The vendors who dominate messaging will shape blogging. AOL and Microsoft have fat clients, web clients, and chat clients. Watch them:

  1. Bring blogging into their messaging family.
  2. Absorb blogging user and group digital IDs into their identity mechanisms.
  3. Offer faceted blogs (everyone sees just what they're intended to see and not what they don't want to see) using digital ID. You're not part of their ID world? No facets.
  4. Push blogging into all their customer touch points (voice, SMS/iMode, handhelds, desktop software, etc.)
  5. Fold blogging community servers (the Technoratis and Popdexes) into email and search servers.
  6. Offer tools for good citizenship (i.e. censorship, filtering) via community servers.

I'm not recommending this, mind you. I just have a hard time imagining a sustainable alternative scenario.

[a klog apart klogs]

[a klog apart]
3:38:17 PM    

Knowledge Management is In.

Richard Karlgaard (Forbes) has a collection of CEO quotes from the CEO summit. His conclusion: "Of surprise to me was how much these CEOs talked about knowledge management. In fact, this tenet was universal at the Microsoft CEO Summit: Smart companies will prosper; the rest will die.
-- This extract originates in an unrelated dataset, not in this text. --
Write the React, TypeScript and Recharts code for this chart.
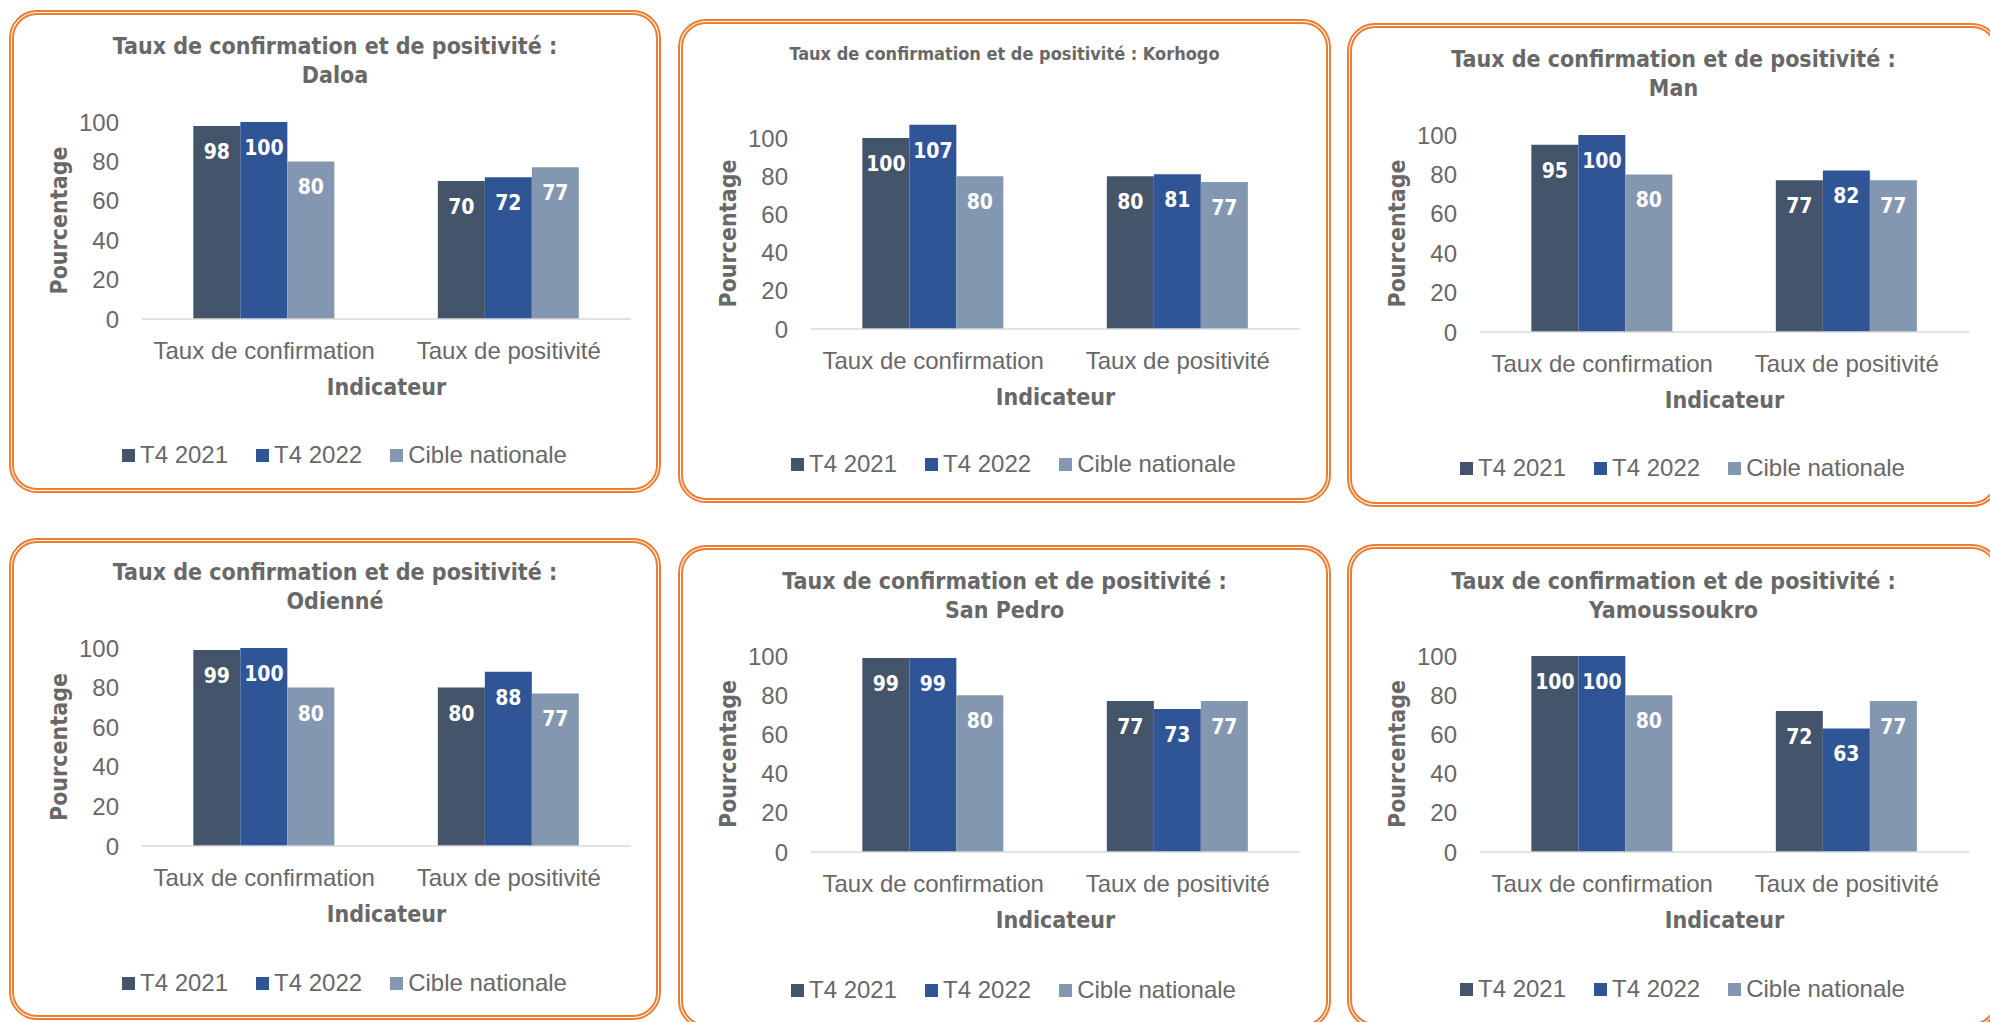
import React from 'react';
import { BarChart, Bar, XAxis, YAxis, LabelList, Label } from 'recharts';

const categories = ['Taux de confirmation', 'Taux de positivité'];
const seriesNames = ['T4 2021', 'T4 2022', 'Cible nationale'];
const seriesKeys = ['t2021', 't2022', 'cible'];
const seriesColors = ['#44546A', '#2F5597', '#8497B0'];
const yTicks = [0, 20, 40, 60, 80, 100];

const sites = ['Daloa', 'Korhogo', 'Man', 'Odienné', 'San Pedro', 'Yamoussoukro'];
const t2021 = [[98, 70], [100, 80], [95, 77], [99, 80], [99, 77], [100, 72]];
const t2022 = [[100, 72], [107, 81], [100, 82], [100, 88], [99, 73], [100, 63]];
const cible = [[80, 77], [80, 77], [80, 77], [80, 77], [80, 77], [80, 77]];

// panel boxes on the page, and plot geometry inside each panel
const panels = [
  { left: 9, top: 10, width: 652, height: 483, y100: 112, y0: 309, titleTop: 22 },
  { left: 678, top: 19, width: 653, height: 484, y100: 119, y0: 310, titleTop: 20 },
  { left: 1347, top: 23, width: 653, height: 484, y100: 112, y0: 309, titleTop: 22 },
  { left: 9, top: 538, width: 652, height: 482, y100: 110, y0: 308, titleTop: 20 },
  { left: 678, top: 545, width: 653, height: 484, y100: 111, y0: 307, titleTop: 22 },
  { left: 1347, top: 544, width: 653, height: 484, y100: 112, y0: 308, titleTop: 23 },
];

const PLOT_LEFT = 133;
const PLOT_RIGHT = 622;
const X_AXIS_H = 100;

const GRAY = '#686868';
const BODY_FONT = '"Liberation Sans", Arial, sans-serif';
const BOLD_FONT = '"DejaVu Sans Condensed", "DejaVu Sans", sans-serif';

const Panel: React.FC<{ idx: number }> = ({ idx }) => {
  const p = panels[idx];
  const site = sites[idx];
  const single = site === 'Korhogo';
  const data = categories.map((name, i) => ({
    name,
    t2021: t2021[idx][i],
    t2022: t2022[idx][i],
    cible: cible[idx][i],
  }));
  const plotTop = p.y0 - 1.2 * (p.y0 - p.y100);
  const yMid = (p.y0 + p.y100) / 2;
  const xMid = (PLOT_LEFT + PLOT_RIGHT) / 2;

  return (
    <>
      <div
        style={{
          position: 'absolute', left: p.left, top: p.top, width: p.width, height: p.height,
          boxSizing: 'border-box', border: '5px double #ED7D31', borderRadius: 28, background: '#fff',
        }}
      />
      <div style={{ position: 'absolute', left: p.left, top: p.top, width: p.width, height: p.height }}>
        <div
          style={{
            position: 'absolute', left: 0, width: p.width, top: p.titleTop, textAlign: 'center',
            fontFamily: BOLD_FONT, fontStretch: 'condensed', fontWeight: 700, color: GRAY,
            fontSize: single ? 18 : 23, lineHeight: '29px',
          }}
        >
          {single ? (
            <div>Taux de confirmation et de positivité : {site}</div>
          ) : (
            <>
              <div>Taux de confirmation et de positivité :</div>
              <div>{site}</div>
            </>
          )}
        </div>
        <BarChart
          width={p.width}
          height={p.height}
          data={data}
          barCategoryGap="21%"
          barGap={0}
          margin={{ top: plotTop, right: p.width - PLOT_RIGHT, left: 0, bottom: p.height - p.y0 - X_AXIS_H }}
          style={{ position: 'absolute', left: 0, top: 0 }}
        >
          <XAxis
            dataKey="name"
            height={X_AXIS_H}
            interval={0}
            tickLine={false}
            tickSize={0}
            tickMargin={23}
            axisLine={{ stroke: '#D9D9D9', strokeWidth: 1.5 }}
            tick={{ fill: GRAY, fontSize: 24, fontFamily: BODY_FONT }}
          >
            <Label
              content={() => (
                <text
                  x={xMid} y={p.y0 + 68} textAnchor="middle" dominantBaseline="central"
                  fill={GRAY} fontSize={23} fontWeight={700} fontFamily={BOLD_FONT} style={{ fontStretch: 'condensed' }}
                >
                  Indicateur
                </text>
              )}
            />
          </XAxis>
          <YAxis
            width={PLOT_LEFT}
            domain={[0, 120]}
            ticks={yTicks}
            axisLine={false}
            tickLine={false}
            tickSize={0}
            tickMargin={23}
            tick={{ fill: GRAY, fontSize: 24, fontFamily: BODY_FONT }}
          >
            <Label
              content={() => (
                <text
                  x={50} y={yMid} transform={`rotate(-90 50 ${yMid})`} textAnchor="middle" dominantBaseline="central"
                  fill={GRAY} fontSize={23} fontWeight={700} fontFamily={BOLD_FONT} style={{ fontStretch: 'condensed' }}
                >
                  Pourcentage
                </text>
              )}
            />
          </YAxis>
          {seriesKeys.map((k, si) => (
            <Bar key={k} dataKey={k} name={seriesNames[si]} fill={seriesColors[si]} isAnimationActive={false}>
              <LabelList
                dataKey={k}
                position="insideTop"
                offset={18}
                fill="#ffffff"
                fontSize={21}
                fontWeight={700}
                fontFamily={BOLD_FONT}
                style={{ fontStretch: 'condensed' }}
              />
            </Bar>
          ))}
        </BarChart>
        <div
          style={{
            position: 'absolute', left: 113, top: 431, height: 28, display: 'flex', alignItems: 'center',
            fontFamily: BODY_FONT, fontSize: 24, color: GRAY, whiteSpace: 'nowrap',
          }}
        >
          {seriesNames.map((n, si) => (
            <div key={n} style={{ display: 'flex', alignItems: 'center', marginRight: 28 }}>
              <span style={{ width: 13, height: 13, background: seriesColors[si], marginRight: 5, display: 'inline-block' }} />
              <span>{n}</span>
            </div>
          ))}
        </div>
      </div>
    </>
  );
};

export default function App() {
  return (
    <div
      style={{
        position: 'absolute', left: 0, top: 0, width: 1990, height: 1022,
        overflow: 'hidden', background: '#ffffff',
      }}
    >
      {panels.map((_, i) => (
        <Panel key={i} idx={i} />
      ))}
    </div>
  );
}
CEOs are happy to buy technology that makes their employees smart, especially about customers."

A few quotes:


Joe Forehand, Accenture: "As the economy improves, it's going to be all about the customer again. If we want to win, we're going to have to win the battle of the customer. The cost of acquiring and servicing customers is higher than ever. Brand loyalty is at a lower point than we've ever seen. Technology needs to integrate the whole marketing cycle--marketing, branding, sales, customer service and postservice support. We need true insights about the customer."

Klaus Kleinfeld, Siemens: "If I have people sitting in Sweden who specialize in offshore oil drilling and I have a customer sitting in Texas who wants to do some offshore oil drilling, I need to make sure that the data flows between these two parties in the shortest time possible. Companies have to tap the knowledge that sits with every individual. There's huge potential if we can do that and do it quickly."

Marks: "I have 100,000 employees, 25,000 of whom are knowledge workers. I write an e-mail about every week to ten days,distributed to everybody in the world. People like to hear from me because they feel I'm talking to them directly. So I can send that e-mail out, and within about 24 hours everyone will have read it. The amazing thing is how I can change the direction of the entire company within 24 hours. Ten years ago I couldn't do that."

Anderson: "What do I want? A device that provides precise just-in-time information about a specific customer and provides just-in-time learning for the employee so that we can leverage information for the benefit of the customer.That would be a powerhouse killer app."

Kleinfeld: "I would love to have a structure for just-in-time knowledge and one for just-in-time access. When you're out in the field somewhere, you want to have the answer right there, right away. The power of that would be unbelievable."


My favourite is by Forehand: "Microsoft should create an Xbox for the business world [general laughter]. Seriously! Start with that in mind--everything is included, you can see things in color and see what's right and wrong. Start with how you approach Xbox, and tie that to business."